| TASK REQUIREMENTS |
Find all the lines with "this" and gather them.
::::::::::
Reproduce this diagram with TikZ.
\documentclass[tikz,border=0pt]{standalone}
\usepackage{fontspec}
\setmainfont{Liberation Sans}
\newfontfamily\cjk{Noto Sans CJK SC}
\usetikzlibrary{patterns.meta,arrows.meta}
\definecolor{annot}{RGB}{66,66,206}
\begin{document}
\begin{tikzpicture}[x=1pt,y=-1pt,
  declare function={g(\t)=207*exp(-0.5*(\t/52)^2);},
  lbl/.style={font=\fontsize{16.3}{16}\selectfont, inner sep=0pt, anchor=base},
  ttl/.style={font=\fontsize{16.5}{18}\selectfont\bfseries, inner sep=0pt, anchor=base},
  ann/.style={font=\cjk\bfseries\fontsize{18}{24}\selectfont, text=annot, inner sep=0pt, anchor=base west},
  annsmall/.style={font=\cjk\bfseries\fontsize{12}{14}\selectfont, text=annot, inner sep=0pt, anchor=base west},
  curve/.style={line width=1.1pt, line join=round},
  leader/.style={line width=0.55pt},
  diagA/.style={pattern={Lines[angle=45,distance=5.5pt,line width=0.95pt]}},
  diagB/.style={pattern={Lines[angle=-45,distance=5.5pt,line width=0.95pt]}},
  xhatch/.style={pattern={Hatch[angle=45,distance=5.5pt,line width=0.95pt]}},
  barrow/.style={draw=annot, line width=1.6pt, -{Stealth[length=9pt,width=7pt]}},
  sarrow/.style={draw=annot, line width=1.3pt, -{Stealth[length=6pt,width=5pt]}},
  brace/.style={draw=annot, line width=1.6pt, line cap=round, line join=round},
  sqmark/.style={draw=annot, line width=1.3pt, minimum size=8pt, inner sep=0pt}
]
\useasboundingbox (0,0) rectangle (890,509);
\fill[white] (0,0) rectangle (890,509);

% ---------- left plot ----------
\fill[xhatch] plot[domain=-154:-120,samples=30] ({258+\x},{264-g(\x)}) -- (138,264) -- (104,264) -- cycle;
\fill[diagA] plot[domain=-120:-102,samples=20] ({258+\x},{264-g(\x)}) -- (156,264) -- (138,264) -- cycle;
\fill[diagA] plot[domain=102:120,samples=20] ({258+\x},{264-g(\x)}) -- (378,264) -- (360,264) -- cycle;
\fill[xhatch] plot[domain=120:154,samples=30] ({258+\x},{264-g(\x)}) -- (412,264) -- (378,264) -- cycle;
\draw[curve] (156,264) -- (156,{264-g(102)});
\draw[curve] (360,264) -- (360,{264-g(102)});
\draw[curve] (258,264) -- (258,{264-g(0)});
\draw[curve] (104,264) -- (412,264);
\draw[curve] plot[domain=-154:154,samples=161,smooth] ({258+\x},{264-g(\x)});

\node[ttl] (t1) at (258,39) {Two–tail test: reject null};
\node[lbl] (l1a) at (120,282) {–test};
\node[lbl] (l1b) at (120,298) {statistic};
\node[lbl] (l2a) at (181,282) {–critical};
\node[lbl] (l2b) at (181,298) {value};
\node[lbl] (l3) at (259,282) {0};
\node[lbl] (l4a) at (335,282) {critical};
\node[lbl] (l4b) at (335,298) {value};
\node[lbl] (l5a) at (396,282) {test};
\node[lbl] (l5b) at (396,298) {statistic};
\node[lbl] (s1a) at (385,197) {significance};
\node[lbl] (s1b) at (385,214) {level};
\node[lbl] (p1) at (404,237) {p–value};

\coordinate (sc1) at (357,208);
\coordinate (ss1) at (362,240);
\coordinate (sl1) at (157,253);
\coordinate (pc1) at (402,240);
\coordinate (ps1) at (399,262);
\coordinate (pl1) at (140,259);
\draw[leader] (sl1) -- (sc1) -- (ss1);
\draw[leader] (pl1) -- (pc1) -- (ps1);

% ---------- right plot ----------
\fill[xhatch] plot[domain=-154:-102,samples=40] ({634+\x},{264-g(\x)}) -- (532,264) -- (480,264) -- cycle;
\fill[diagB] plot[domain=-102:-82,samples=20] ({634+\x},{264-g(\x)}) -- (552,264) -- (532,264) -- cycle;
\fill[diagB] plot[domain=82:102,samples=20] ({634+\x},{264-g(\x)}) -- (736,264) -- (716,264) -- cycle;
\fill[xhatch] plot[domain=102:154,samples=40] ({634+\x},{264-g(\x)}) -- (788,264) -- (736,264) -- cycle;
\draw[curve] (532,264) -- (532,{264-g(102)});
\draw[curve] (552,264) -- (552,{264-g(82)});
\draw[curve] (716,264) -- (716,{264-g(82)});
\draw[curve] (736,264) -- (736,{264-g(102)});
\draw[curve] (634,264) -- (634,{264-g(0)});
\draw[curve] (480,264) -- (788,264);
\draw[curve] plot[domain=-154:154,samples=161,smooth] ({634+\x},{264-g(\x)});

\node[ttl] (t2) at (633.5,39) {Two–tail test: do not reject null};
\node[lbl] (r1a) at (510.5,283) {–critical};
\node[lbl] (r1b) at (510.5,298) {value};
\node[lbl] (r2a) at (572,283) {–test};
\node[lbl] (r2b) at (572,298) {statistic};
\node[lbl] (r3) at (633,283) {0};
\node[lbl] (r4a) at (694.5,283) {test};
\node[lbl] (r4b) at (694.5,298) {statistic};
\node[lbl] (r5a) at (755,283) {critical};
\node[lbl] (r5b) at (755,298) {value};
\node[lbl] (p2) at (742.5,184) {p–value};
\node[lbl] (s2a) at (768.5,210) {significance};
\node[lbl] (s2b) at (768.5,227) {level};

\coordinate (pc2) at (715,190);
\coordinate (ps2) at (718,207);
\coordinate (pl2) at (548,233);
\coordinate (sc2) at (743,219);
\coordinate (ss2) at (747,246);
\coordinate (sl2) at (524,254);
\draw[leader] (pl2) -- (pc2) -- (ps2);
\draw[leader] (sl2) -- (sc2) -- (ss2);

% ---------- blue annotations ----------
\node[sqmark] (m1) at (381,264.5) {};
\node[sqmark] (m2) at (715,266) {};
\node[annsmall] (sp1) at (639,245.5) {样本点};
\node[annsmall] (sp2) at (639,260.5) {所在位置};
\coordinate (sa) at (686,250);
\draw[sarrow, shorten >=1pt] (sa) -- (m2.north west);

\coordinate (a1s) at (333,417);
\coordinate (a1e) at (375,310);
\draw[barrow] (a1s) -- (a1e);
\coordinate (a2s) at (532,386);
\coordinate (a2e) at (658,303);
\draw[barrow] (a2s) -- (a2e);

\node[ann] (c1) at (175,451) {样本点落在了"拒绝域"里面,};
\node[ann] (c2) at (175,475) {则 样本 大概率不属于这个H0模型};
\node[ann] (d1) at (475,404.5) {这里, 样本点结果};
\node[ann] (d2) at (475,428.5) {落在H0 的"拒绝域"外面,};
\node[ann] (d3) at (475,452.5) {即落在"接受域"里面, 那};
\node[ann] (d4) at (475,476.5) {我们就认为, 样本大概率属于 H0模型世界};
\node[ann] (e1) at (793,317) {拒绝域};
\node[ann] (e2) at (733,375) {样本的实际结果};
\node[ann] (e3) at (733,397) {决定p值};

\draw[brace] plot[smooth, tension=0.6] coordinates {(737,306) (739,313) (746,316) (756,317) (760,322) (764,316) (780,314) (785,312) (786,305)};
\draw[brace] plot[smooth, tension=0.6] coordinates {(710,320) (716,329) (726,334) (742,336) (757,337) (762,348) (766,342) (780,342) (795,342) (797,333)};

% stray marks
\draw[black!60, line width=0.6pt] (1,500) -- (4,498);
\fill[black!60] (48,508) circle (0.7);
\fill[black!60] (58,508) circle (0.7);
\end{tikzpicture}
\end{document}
::::::::::
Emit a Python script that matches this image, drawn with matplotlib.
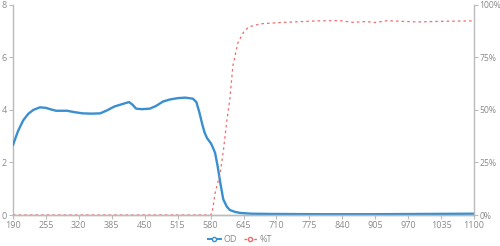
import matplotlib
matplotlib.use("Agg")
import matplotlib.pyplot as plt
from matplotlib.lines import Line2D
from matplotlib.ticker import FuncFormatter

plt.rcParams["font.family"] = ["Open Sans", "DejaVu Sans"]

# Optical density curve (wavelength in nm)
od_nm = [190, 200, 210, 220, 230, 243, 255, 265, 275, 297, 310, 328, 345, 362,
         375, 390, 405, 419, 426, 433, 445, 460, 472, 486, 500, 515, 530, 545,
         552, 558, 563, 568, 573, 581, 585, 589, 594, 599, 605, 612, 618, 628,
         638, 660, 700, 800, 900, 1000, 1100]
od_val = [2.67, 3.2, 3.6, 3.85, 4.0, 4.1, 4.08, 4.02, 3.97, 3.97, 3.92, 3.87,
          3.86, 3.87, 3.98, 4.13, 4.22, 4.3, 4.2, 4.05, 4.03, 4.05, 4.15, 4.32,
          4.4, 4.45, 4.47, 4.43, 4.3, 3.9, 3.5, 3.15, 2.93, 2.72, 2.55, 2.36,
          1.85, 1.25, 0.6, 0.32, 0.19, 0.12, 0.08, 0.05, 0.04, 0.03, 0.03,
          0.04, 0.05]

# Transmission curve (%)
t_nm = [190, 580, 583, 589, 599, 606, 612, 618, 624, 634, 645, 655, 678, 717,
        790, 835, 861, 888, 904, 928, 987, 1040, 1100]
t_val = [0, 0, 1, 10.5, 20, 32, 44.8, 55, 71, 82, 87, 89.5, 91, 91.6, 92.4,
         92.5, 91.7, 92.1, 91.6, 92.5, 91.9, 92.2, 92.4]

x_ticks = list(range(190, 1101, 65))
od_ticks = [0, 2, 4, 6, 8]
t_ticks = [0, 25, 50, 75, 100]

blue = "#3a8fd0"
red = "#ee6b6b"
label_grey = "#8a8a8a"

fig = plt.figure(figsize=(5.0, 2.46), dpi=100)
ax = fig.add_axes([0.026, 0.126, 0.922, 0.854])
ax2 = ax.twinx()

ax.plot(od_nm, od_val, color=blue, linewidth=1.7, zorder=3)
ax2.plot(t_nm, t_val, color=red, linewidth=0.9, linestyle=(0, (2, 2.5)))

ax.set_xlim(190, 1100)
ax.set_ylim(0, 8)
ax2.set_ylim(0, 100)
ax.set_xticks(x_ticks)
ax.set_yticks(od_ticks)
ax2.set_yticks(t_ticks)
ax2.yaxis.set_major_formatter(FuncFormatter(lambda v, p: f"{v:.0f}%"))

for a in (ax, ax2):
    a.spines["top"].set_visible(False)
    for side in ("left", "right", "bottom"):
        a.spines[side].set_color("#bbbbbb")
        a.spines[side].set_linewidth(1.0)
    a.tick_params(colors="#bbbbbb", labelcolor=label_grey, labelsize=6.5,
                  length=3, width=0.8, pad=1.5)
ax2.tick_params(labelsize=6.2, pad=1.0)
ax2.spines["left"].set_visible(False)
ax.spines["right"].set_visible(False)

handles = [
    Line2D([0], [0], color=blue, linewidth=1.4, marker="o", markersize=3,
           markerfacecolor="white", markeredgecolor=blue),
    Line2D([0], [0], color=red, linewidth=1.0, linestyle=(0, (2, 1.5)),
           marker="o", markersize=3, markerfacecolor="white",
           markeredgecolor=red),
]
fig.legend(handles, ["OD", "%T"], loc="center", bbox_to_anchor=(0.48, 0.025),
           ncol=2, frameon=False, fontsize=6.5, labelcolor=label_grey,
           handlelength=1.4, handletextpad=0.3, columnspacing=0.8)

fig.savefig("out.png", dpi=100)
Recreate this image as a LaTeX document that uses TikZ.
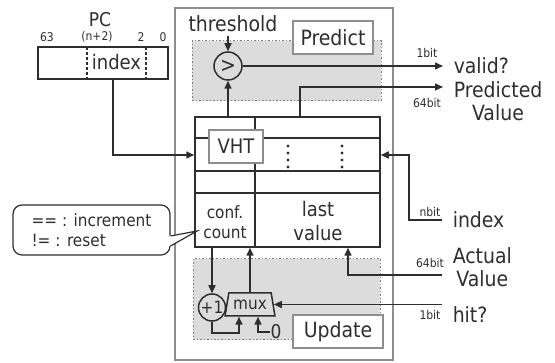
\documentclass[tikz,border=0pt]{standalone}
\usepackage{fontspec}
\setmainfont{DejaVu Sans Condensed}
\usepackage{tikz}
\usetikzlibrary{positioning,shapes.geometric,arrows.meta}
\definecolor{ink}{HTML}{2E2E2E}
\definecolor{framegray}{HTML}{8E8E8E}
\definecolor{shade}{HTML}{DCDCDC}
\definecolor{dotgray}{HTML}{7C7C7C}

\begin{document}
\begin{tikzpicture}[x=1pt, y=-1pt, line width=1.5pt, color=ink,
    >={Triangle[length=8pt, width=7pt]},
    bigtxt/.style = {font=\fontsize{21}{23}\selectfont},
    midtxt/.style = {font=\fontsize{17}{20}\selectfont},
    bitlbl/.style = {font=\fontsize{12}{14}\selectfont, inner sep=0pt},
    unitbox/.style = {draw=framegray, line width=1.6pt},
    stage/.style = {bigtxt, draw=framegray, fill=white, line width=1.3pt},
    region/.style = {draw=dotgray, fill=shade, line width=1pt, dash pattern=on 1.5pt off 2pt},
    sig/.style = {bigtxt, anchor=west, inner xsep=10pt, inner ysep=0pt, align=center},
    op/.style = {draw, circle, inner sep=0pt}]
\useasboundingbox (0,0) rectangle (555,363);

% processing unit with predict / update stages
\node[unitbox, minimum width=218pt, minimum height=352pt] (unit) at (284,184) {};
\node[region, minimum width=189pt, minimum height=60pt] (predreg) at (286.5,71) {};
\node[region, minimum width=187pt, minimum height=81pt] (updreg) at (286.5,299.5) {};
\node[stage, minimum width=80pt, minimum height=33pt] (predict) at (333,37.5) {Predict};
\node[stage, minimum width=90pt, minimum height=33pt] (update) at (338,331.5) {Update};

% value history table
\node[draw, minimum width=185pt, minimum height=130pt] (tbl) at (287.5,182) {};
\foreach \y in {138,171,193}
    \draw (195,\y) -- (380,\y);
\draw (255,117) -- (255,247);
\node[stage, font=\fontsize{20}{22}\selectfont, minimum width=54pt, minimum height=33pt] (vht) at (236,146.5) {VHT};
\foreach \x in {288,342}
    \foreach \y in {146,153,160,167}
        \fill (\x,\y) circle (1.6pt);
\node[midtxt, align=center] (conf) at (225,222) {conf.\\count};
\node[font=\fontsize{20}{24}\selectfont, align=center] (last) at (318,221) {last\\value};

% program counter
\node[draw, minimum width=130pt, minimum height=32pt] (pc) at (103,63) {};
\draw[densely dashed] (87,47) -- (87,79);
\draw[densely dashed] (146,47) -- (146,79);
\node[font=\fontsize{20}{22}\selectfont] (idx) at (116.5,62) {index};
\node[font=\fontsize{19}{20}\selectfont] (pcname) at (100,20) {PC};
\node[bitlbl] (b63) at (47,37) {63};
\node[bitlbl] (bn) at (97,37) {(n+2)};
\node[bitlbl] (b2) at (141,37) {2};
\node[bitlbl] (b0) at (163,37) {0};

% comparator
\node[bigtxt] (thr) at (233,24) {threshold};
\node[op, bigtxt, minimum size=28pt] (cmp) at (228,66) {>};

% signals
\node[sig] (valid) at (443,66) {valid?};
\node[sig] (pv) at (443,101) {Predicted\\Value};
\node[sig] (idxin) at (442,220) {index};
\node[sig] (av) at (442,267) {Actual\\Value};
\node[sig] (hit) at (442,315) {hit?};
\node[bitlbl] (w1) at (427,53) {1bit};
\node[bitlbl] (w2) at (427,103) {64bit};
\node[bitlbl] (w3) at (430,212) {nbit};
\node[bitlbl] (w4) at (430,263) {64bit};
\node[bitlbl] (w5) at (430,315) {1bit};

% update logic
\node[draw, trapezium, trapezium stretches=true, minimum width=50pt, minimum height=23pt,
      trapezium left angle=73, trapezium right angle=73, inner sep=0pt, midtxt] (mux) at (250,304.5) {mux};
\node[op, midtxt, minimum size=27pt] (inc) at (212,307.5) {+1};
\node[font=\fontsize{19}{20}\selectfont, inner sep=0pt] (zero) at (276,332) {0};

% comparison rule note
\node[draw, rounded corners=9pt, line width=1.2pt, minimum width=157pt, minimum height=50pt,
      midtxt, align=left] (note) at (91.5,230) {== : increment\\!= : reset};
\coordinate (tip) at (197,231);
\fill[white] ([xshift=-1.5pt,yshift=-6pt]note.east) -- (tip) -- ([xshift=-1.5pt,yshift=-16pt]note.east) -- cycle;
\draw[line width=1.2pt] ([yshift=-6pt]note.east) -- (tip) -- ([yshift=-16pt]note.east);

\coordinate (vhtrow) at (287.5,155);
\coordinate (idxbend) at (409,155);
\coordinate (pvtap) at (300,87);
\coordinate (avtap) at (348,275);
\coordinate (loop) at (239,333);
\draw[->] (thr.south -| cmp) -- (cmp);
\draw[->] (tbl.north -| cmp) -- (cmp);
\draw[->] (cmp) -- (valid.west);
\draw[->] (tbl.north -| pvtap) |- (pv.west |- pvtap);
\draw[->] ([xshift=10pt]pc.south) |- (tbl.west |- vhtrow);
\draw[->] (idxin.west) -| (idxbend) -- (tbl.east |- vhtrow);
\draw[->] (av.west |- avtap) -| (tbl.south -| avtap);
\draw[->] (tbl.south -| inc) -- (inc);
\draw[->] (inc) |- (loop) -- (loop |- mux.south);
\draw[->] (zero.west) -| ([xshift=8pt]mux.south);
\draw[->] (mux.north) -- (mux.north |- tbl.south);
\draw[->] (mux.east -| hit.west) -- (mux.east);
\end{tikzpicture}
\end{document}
::::::::::
| FULL SOLUTION |
Reproduce this diagram with TikZ.
Emit a Python script that matches this image, drawn with matplotlib.
Recreate this image as a LaTeX document that uses TikZ.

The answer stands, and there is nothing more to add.